Compared to Unrelated, Hogg’s debut, and Archipelago, the Antonioni-influenced Exhibition is a much more concentrated dose of its director’s proclivities. Hogg, like Ben Wheatley and Clio Barnard, emerged a few years ago with a clear vision of modern life in the UK and has jut gotten better at articulating herself. The tension that once haunted her characters here moves from palpable to excruciating. Surfaces once impeccable are now immaculate, and the emotions they conceal are three times as large in order to mimic the energy expelled keeping them at bay. By choosing to make her lead character a female artist, Hogg has allowed herself a degree of psychological acuity that leads deeper into a character’s mind than she’s ever gone before. D is the first totally subjective character in Hogg’s canon and we see things that plainly are the work of, if not her imagination, then her subconscious. There’s a degree of guess work involved in collating D’s flights of fancy into her life, not to mention Hogg’s typically unblinking realism, and it makes the film all the richer an experience. They could be memories, or actualizations of D’s thoughts on her less than ideal marriage, or they could be brainstorming sessions for her newest installation, but they’re definitely one more piece of the performance piece that she’s constantly engaged in. The question is whether she’s on a stage or in a cage and will the silence in the house ever break?
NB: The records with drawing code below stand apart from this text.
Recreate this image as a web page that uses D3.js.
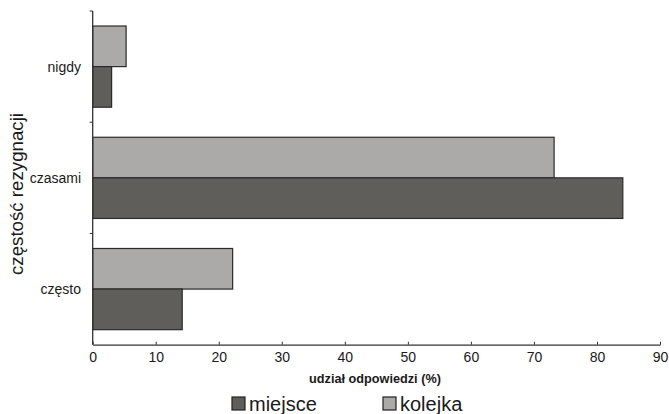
<!DOCTYPE html>
<html>
<head>
<meta charset="utf-8">
<script src="https://cdn.jsdelivr.net/npm/d3@7"></script>
<style>
  body { margin: 0; background: #fff; }
  text { font-family: "Liberation Sans", Arial, sans-serif; fill: #1a1a1a; }
</style>
</head>
<body>
<svg id="chart" width="669" height="414"></svg>
<script>
// Response-frequency categories, top to bottom
const categories = ["nigdy", "czasami", "często"];
// Share of answers (%) for each series
const miejsce = [3, 84.1, 14.2];
const kolejka = [5.3, 73.2, 22.2];
const seriesNames = ["miejsce", "kolejka"];
const xTicks = [0, 10, 20, 30, 40, 50, 60, 70, 80, 90];

const colors = { miejsce: "#5f5e5a", kolejka: "#abaaa8" };

const svg = d3.select("#chart");
const plot = { left: 92.7, right: 660, top: 11, bottom: 344.7 };

const x = d3.scaleLinear().domain([0, 90]).range([plot.left, plot.right]);
const y = d3.scaleBand().domain(categories).range([plot.top, plot.bottom]).paddingInner(0).paddingOuter(0);
const inner = d3.scaleBand().domain(["kolejka", "miejsce"]).range([0, y.bandwidth()]).paddingOuter(0.37).paddingInner(0);

const rows = categories.map((c, i) => ({ cat: c, miejsce: miejsce[i], kolejka: kolejka[i] }));

// Bars
const g = svg.append("g");
rows.forEach(r => {
  ["kolejka", "miejsce"].forEach(s => {
    g.append("rect")
      .attr("x", x(0))
      .attr("y", y(r.cat) + inner(s))
      .attr("width", x(r[s]) - x(0))
      .attr("height", inner.bandwidth())
      .attr("fill", colors[s])
      .attr("stroke", "#2a2a2a")
      .attr("stroke-width", 1.2);
  });
});

// X axis
const xAxis = d3.axisBottom(x).tickValues(xTicks).tickSizeInner(-3).tickSizeOuter(0).tickPadding(5);
const gx = svg.append("g").attr("transform", `translate(0,${plot.bottom})`).call(xAxis);
gx.select(".domain").attr("stroke", "#333").attr("stroke-width", 1.3);
gx.selectAll(".tick line").attr("stroke", "#333");
gx.selectAll(".tick text").attr("font-size", 14).attr("dy", "0.85em")
  .style("font-family", "Liberation Sans, Arial, sans-serif").attr("fill", "#1a1a1a");

// Y axis: line with ticks at category boundaries
svg.append("line").attr("x1", plot.left).attr("x2", plot.left).attr("y1", plot.top).attr("y2", plot.bottom)
  .attr("stroke", "#333").attr("stroke-width", 1.3);
categories.forEach(c => {
  svg.append("line").attr("x1", plot.left - 3).attr("x2", plot.left).attr("y1", y(c)).attr("y2", y(c))
    .attr("stroke", "#333").attr("stroke-width", 1);
});

// Category labels
categories.forEach(c => {
  svg.append("text")
    .attr("x", 81)
    .attr("y", y(c) + y.bandwidth() / 2)
    .attr("dy", "0.35em")
    .attr("text-anchor", "end")
    .attr("font-size", 14)
    .text(c);
});

// Axis titles
svg.append("text")
  .attr("x", 375).attr("y", 383)
  .attr("text-anchor", "middle")
  .attr("font-size", 12.7).attr("font-weight", "bold")
  .text("udział odpowiedzi (%)");

svg.append("text")
  .attr("transform", "translate(23,194) rotate(-90)")
  .attr("text-anchor", "middle")
  .attr("font-size", 18.7)
  .text("częstość rezygnacji");

// Legend
const legendX = [232, 383];
seriesNames.forEach((s, i) => {
  const lg = svg.append("g").attr("transform", `translate(${legendX[i]},397)`);
  lg.append("rect").attr("x", 0).attr("y", 0).attr("width", 13).attr("height", 13)
    .attr("fill", colors[s]).attr("stroke", "#222").attr("stroke-width", 1.2);
  lg.append("text").attr("x", 17).attr("y", 13.5).attr("font-size", 20).text(s);
});
</script>
</body>
</html>
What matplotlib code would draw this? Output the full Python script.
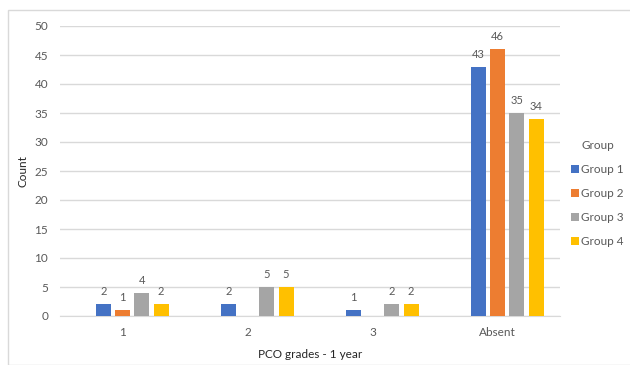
import numpy as np
import matplotlib.pyplot as plt
from matplotlib.patches import Rectangle

plt.rcParams['font.family'] = ['Lato', 'DejaVu Sans']

# data
categories = ['1', '2', '3', 'Absent']
groups = ['Group 1', 'Group 2', 'Group 3', 'Group 4']
group1 = [2, 2, 1, 43]
group2 = [1, np.nan, np.nan, 46]
group3 = [4, 5, 2, 35]
group4 = [2, 5, 2, 34]
colors = ['#4472C4', '#ED7D31', '#A5A5A5', '#FFC000']

txt = '#595959'
fig = plt.figure(figsize=(6.3, 3.65), dpi=100)
fig.patches.append(Rectangle((8 / 630, 0), 1, 1 - 10 / 365, transform=fig.transFigure,
                             fill=False, edgecolor='#d9d9d9', linewidth=1))
ax = fig.add_axes([60 / 630, 1 - 316 / 365, 500 / 630, 290 / 365])

x = np.arange(len(categories))
step = 0.154
width = 0.12
# Excel leaves one empty slot on the left of each cluster
for i, (vals, name, c) in enumerate(zip([group1, group2, group3, group4], groups, colors)):
    pos = x + (i - 1) * step
    ax.bar(pos, vals, width, color=c, label=name, zorder=3)
    for p, v in zip(pos, vals):
        if not np.isnan(v):
            ax.annotate(f'{int(v)}', (p, v), xytext=(0, 6.5), textcoords='offset points',
                        ha='center', va='baseline', fontsize=8, color=txt)

ax.set_xlim(-0.5, 3.5)
ax.set_ylim(0, 50)
ax.set_yticks(range(0, 51, 5))
ax.set_xticks(x)
ax.set_xticklabels(categories)
ax.yaxis.grid(True, color='#d9d9d9', linewidth=1, zorder=0)
for s in ['top', 'right', 'left']:
    ax.spines[s].set_visible(False)
ax.spines['bottom'].set_color('#d9d9d9')
ax.tick_params(axis='both', length=0, colors=txt, labelsize=8.5)
ax.tick_params(axis='x', pad=8)
ax.tick_params(axis='y', pad=8.5)
ax.set_xlabel('PCO grades - 1 year', fontsize=8.5, color='#262626', labelpad=8)
ax.set_ylabel('Count', fontsize=8.5, color='#262626', labelpad=4)

leg = fig.legend(title='Group', loc='upper left', bbox_to_anchor=(571 / 630, 1 - 140 / 365),
                 frameon=False, fontsize=8.5, title_fontsize=8.5, handlelength=0.68,
                 handleheight=0.68, handletextpad=0.2, labelspacing=1.1, alignment='center',
                 borderaxespad=0, borderpad=0)
for t in leg.get_texts():
    t.set_color(txt)
leg.get_title().set_color(txt)

fig.savefig('out.png', dpi=100)
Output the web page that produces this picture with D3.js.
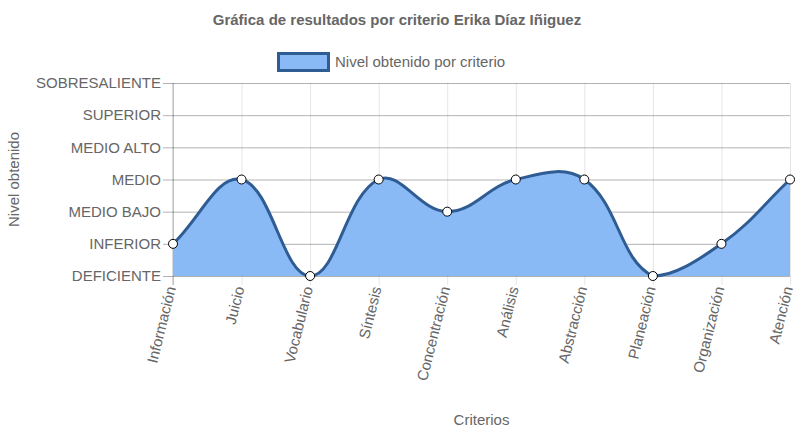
<!DOCTYPE html>
<html><head><meta charset="utf-8">
<script src="https://cdn.jsdelivr.net/npm/d3@7"></script>
<style>body{margin:0;background:#fff}svg{display:block;font-family:"Liberation Sans",Arial,sans-serif}</style>
</head><body><svg id="c" width="795" height="435"></svg>
<script>
const categories = ["Información","Juicio","Vocabulario","Síntesis","Concentración","Análisis","Abstracción","Planeación","Organización","Atención"];
const levels = ["DEFICIENTE","INFERIOR","MEDIO BAJO","MEDIO","MEDIO ALTO","SUPERIOR","SOBRESALIENTE"];
const values = [1,3,0,3,2,3,3,0,1,3];
const titleText = "Gráfica de resultados por criterio Erika Díaz Iñiguez";
const seriesName = "Nivel obtenido por criterio";

const svg = d3.select("#c");
const L=173,R=790,T=83,B=276;
const x = d3.scalePoint().domain(categories).range([L,R]);
const y = d3.scaleLinear().domain([0,levels.length-1]).range([B,T]);
const txt="#666";
const fs="15px";

// grid
const gx = svg.append("g").attr("transform",`translate(0,${B})`)
  .call(d3.axisBottom(x).tickSize(-(B-T)).tickFormat(""));
gx.selectAll(".tick line").attr("stroke","rgba(0,0,0,0.1)");
gx.select(".domain").remove();
svg.append("g").attr("transform",`translate(0,${B})`)
  .call(d3.axisBottom(x).tickSize(9).tickFormat("")).call(g=>{g.select(".domain").remove();g.selectAll("line").attr("stroke","rgba(0,0,0,0.1)");});
const gy = svg.append("g").attr("transform",`translate(${L},0)`)
  .call(d3.axisLeft(y).ticks(levels.length-1).tickSize(10).tickPadding(2).tickFormat(d=>levels[d]));
gy.select(".domain").remove();
gy.selectAll(".tick line").attr("stroke","rgba(0,0,0,0.3)").attr("x2",R-L);
gy.selectAll(".tick line").attr("x1",-10);
gy.selectAll("text").attr("fill",txt).style("font-size",fs);
svg.append("line").attr("x1",L).attr("x2",L).attr("y1",T).attr("y2",B+9).attr("stroke","rgba(0,0,0,0.3)");

// x labels
svg.append("g").selectAll("text").data(categories).join("text")
  .attr("transform",d=>`translate(${x(d)+3},${B+12}) rotate(-76)`)
  .attr("text-anchor","end").attr("fill",txt).style("font-size",fs).text(d=>d);

// Chart.js style spline
const pts = categories.map((c,i)=>({x:x(c),y:y(values[i])}));
const t=0.4;
pts.forEach((p,i)=>{
  const prev = pts[i-1]||p, next = pts[i+1]||p;
  const d01=Math.hypot(p.x-prev.x,p.y-prev.y), d12=Math.hypot(next.x-p.x,next.y-p.y);
  let s01=d01/(d01+d12), s12=d12/(d01+d12);
  if(isNaN(s01))s01=0; if(isNaN(s12))s12=0;
  const fa=t*s01, fb=t*s12;
  p.cpx0=p.x-fa*(next.x-prev.x); p.cpy0=p.y-fa*(next.y-prev.y);
  p.cpx1=p.x+fb*(next.x-prev.x); p.cpy1=p.y+fb*(next.y-prev.y);
  const cl=(v,a,b)=>Math.max(a,Math.min(b,v));
  p.cpx0=cl(p.cpx0,L,R);p.cpx1=cl(p.cpx1,L,R);
  p.cpy0=cl(p.cpy0,T,B);p.cpy1=cl(p.cpy1,T,B);
});
function linePath(ctx){
  ctx.moveTo(pts[0].x,pts[0].y);
  for(let i=1;i<pts.length;i++){
    const a=pts[i-1],b=pts[i];
    ctx.bezierCurveTo(a.cpx1,a.cpy1,b.cpx0,b.cpy0,b.x,b.y);
  }
  return ctx;
}
const ap=linePath(d3.path()); ap.lineTo(pts[pts.length-1].x,B); ap.lineTo(pts[0].x,B); ap.closePath();
const fillC="#8abaf6", lineC="#2f5c92";
svg.append("path").attr("d",ap.toString()).attr("fill",fillC).attr("fill-opacity",1);
svg.append("path").attr("d",linePath(d3.path()).toString()).attr("fill","none").attr("stroke",lineC).attr("stroke-width",3);
svg.append("g").selectAll("circle").data(pts).join("circle")
  .attr("cx",d=>d.x).attr("cy",d=>d.y).attr("r",4.5).attr("fill","#fff").attr("stroke","#000").attr("stroke-width",1);

// titles
svg.append("text").attr("x",397).attr("y",25).attr("text-anchor","middle").attr("fill",txt)
  .style("font-size",fs).style("font-weight","bold").text(titleText);
svg.append("rect").attr("x",278.5).attr("y",53.5).attr("width",50).attr("height",17).attr("fill",fillC).attr("stroke",lineC).attr("stroke-width",3);
svg.append("text").attr("x",335).attr("y",67).attr("fill",txt).style("font-size",fs).text(seriesName);
svg.append("text").attr("transform",`translate(19,${(T+B)/2}) rotate(-90)`).attr("text-anchor","middle").attr("fill",txt).style("font-size",fs).text("Nivel obtenido");
svg.append("text").attr("x",(L+R)/2).attr("y",425).attr("text-anchor","middle").attr("fill",txt).style("font-size",fs).text("Criterios");
</script></body></html>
Exhibition rarely leaves D and H’s residence, but it does frequently take to the streets and look in on her. The big windows become a way for her to externalize her dissatisfaction, the loud, indifferent streets below her unwilling audience. In one awe-inspiring scene she undresses in front of them, the blinds her only protection, until she uses them as part of her dance. It’s nerve-wracking at first but It becomes comic and tragic when it’s clear that no one is going to look up and see her giving away her image for free. Dramatic irony is a new addition to Hogg’s kitbag and she uses it like an old master. H doesn’t want to perform for D, whom she considers her harshest critic (Gillick’s stilted, half-hearted praise of her ideas stings worse than if he’d dismissed her work outright), yet she’s always on display for an equally difficult crowd. The house she can’t bring herself to surrender forces her to put her most vulnerable self in front of people. It even accidentally gives her husband a front row seat to her creative process, which, like her sexuality, is nothing she never would have given willingly. H routinely secrets himself away from his wife and when he steps out, she wants to investigate his office but seems aware that she’s being watched. The scene shouldn’t be half as tense as it is, their marriage and relatively even tempers would preclude anything rash happening, but this deep into D’s worldview, it’s almost terrifying. H’s passive criticism and active withdrawal create a barrier between the two lovers, but it’s only as thick as a window and a set of blinds. In Exhibition, life is an endless rehearsal for a piece that will never be perfected.